When we look at a chart of the autocorrelation, we see the presence of autocorrelation around 0, which we expect. We also see, however peaks in autocorrelation that arise due to randomness, but are likewise hard to distinguish from the peaks we saw in the case of the complex underlying periodic function, when we only look at one timeseries.

nlags = 80
plt.bar(range(nlags+1), stattools.acf(data, nlags=nlags), alpha=.5, linewidth=0)
plt.title('Correlation with self, lagged n days')
plt.xlabel('Days lagged (n)')
plt.box('off')
plt.xlim(0,80);

png

Indeed, if we try this experiment a number of times, and plot the autocorrelation graphs one on top of the other, we see that while the initial part of the chart showing that clustering exists is relatively well established, the remainder of the graph is essentially dominated by noise, and untrustworthy.

nlags = 80
for i in range(100): 
    data = [0]
    for i in range(npts):
        if data[-1]>0:
            data.append(np.random.binomial(1, .8))
        else:
            data.append(np.random.binomial(1, .2))
    plt.bar(range(nlags+1), stattools.acf(data, nlags=nlags), alpha=.025, linewidth=0)
    
plt.title('Correlation with self, lagged n days')
plt.xlabel('Days lagged (n)')
plt.box('off')
plt.xlim(0,80)
plt.ylim(-.2,1);

png

The Challenge

It seems that we can have confidence using this method to identify that clusters exist in the timeseries.
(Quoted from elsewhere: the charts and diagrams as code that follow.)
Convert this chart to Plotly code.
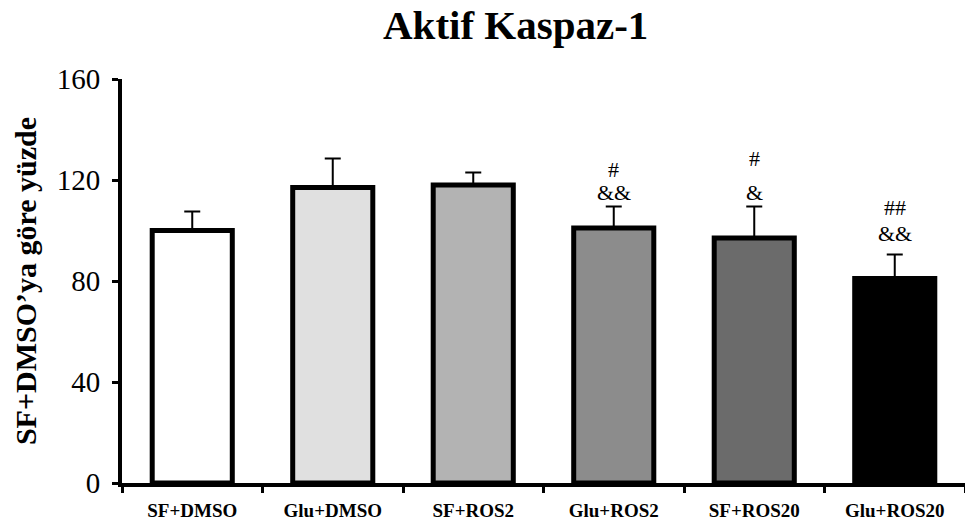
import plotly.graph_objects as go

# Group labels, mean values (% of SF+DMSO) and SEM
groups = ["SF+DMSO", "Glu+DMSO", "SF+ROS2", "Glu+ROS2", "SF+ROS20", "Glu+ROS20"]
means = [100, 117, 118, 101, 97, 81]
sem = [7.5, 11.5, 5, 8.5, 12.5, 9.5]
fills = ["#ffffff", "#e0e0e0", "#b3b3b3", "#8c8c8c", "#6b6b6b", "#000000"]

# Significance marks: (group, text, height in axis units)
marks = [
    ("Glu+ROS2", "#", 124),
    ("Glu+ROS2", "&&", 115),
    ("SF+ROS20", "#", 128.7),
    ("SF+ROS20", "&", 115.2),
    ("Glu+ROS20", "##", 109.3),
    ("Glu+ROS20", "&&", 99),
]

y_ticks = [0, 40, 80, 120, 160]

serif = "Liberation Serif"

fig = go.Figure()
fig.add_trace(go.Bar(
    x=groups,
    y=means,
    width=0.57,
    marker=dict(color=fills, line=dict(color="#000000", width=5)),
    error_y=dict(
        type="data",
        array=sem,
        arrayminus=[0] * len(sem),
        symmetric=False,
        color="#000000",
        thickness=2,
        width=8,
    ),
    showlegend=False,
))

for g, txt, yv in marks:
    fig.add_annotation(
        x=g, y=yv, text=txt, showarrow=False,
        font=dict(family=serif, size=22, color="#000000"),
        xanchor="center", yanchor="middle",
    )

fig.update_layout(
    width=965,
    height=530,
    margin=dict(l=122, r=0, t=79, b=47),
    paper_bgcolor="#ffffff",
    plot_bgcolor="#ffffff",
    bargap=0.43,
    font=dict(family=serif, color="#000000"),
    title=dict(
        text="<b>Aktif Kaspaz-1</b>",
        font=dict(family=serif, size=41, color="#000000"),
        xref="paper", x=0.467, xanchor="center",
        yref="container", y=0.953, yanchor="middle",
    ),
    xaxis=dict(
        showline=True, linecolor="#000000", linewidth=4,
        ticks="outside", ticklen=6, tickwidth=3, tickcolor="#000000",
        tickmode="array", tickvals=[i - 0.5 for i in range(len(groups) + 1)],
        ticktext=[""] * (len(groups) + 1),
        range=[-0.5, len(groups) - 0.5],
        showgrid=False, zeroline=False, fixedrange=True,
    ),
    xaxis2=dict(
        overlaying="x", anchor="y", side="bottom",
        range=[-0.5, len(groups) - 0.5],
        tickmode="array", tickvals=list(range(len(groups))), ticktext=groups,
        ticks="", showline=False, showgrid=False, zeroline=False,
        tickfont=dict(family=serif, size=19, color="#000000", weight="bold"),
        ticklabelstandoff=14,
    ),
    yaxis=dict(
        range=[0, 160],
        tickmode="array", tickvals=y_ticks,
        showline=True, linecolor="#000000", linewidth=4,
        ticks="outside", ticklen=6, tickwidth=3, tickcolor="#000000",
        tickfont=dict(family=serif, size=29, color="#000000"),
        ticklabelstandoff=6,
        showgrid=False, zeroline=False,
        title=dict(
            text="<b>SF+DMSO\u2019ya göre yüzde</b>",
            font=dict(family=serif, size=30, color="#000000"),
            standoff=12,
        ),
    ),
)

# Invisible helper trace so the second x axis (group labels) is drawn
fig.add_trace(go.Scatter(x=[0], y=[0], xaxis="x2", mode="markers",
                         marker=dict(opacity=0), showlegend=False, hoverinfo="skip"))

fig.write_html("out.html")
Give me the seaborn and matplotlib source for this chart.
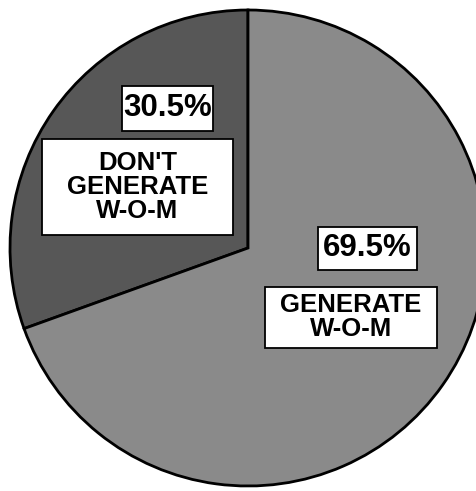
import matplotlib
matplotlib.use("Agg")
import matplotlib.pyplot as plt
import seaborn as sns
from matplotlib.patches import Rectangle

# Survey split: share of respondents who do / don't generate word-of-mouth
categories = ["DON'T\nGENERATE\nW-O-M", "GENERATE\nW-O-M"]
shares = [30.5, 69.5]
pct_labels = [f"{v:.1f}%" for v in shares]
wedge_colors = ["#575757", "#8a8a8a"]

sns.set_theme(style="white")
plt.rcParams["font.family"] = ["Liberation Sans", "DejaVu Sans"]

W, H = 477, 491
fig = plt.figure(figsize=(W / 100, H / 100), dpi=100)
ax = fig.add_axes([0, 0, 1, 1])

# pie centre and radius in figure pixels (origin top-left)
R = 238.0
CX, CY = 248.0, 248.0

ax.pie(
    shares,
    colors=wedge_colors,
    startangle=90,
    counterclock=True,
    radius=1.0,
    wedgeprops=dict(edgecolor="black", linewidth=2.0),
)
ax.set_xlim(-CX / R, (W - CX) / R)
ax.set_ylim(-(H - CY) / R, CY / R)
ax.set_aspect("auto")
ax.axis("off")


def to_data(x, y):
    return (x - CX) / R, (CY - y) / R


def framed_label(text, box, size, ls=1.0):
    left, top, right, bottom = box
    x0, y0 = to_data(left, bottom)
    x1, y1 = to_data(right, top)
    ax.add_patch(Rectangle((x0, y0), x1 - x0, y1 - y0, facecolor="white",
                           edgecolor="black", linewidth=1.3, zorder=3))
    ax.text((x0 + x1) / 2, (y0 + y1) / 2, text, ha="center", va="center",
            fontsize=size, fontweight="bold", linespacing=ls, zorder=4,
            color="black")


# label frames: (left, top, right, bottom) in pixels
framed_label(pct_labels[0], (122, 86, 213, 131), 22.5)
framed_label(categories[0], (42, 139, 233, 235), 18.5)
framed_label(pct_labels[1], (318, 227, 417, 270), 22.5)
framed_label(categories[1], (265, 287, 437, 348), 18.5)

fig.savefig("out.png", dpi=100, facecolor="white")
On the other hand, when we look at real-world timeseries, we will only have one example to work with, and so should be distrustful of any indications of periodicity we see, as we have no way to show that they are due to periodicity in an underlying function, or if they arise due to the peculiarities of the clustering process.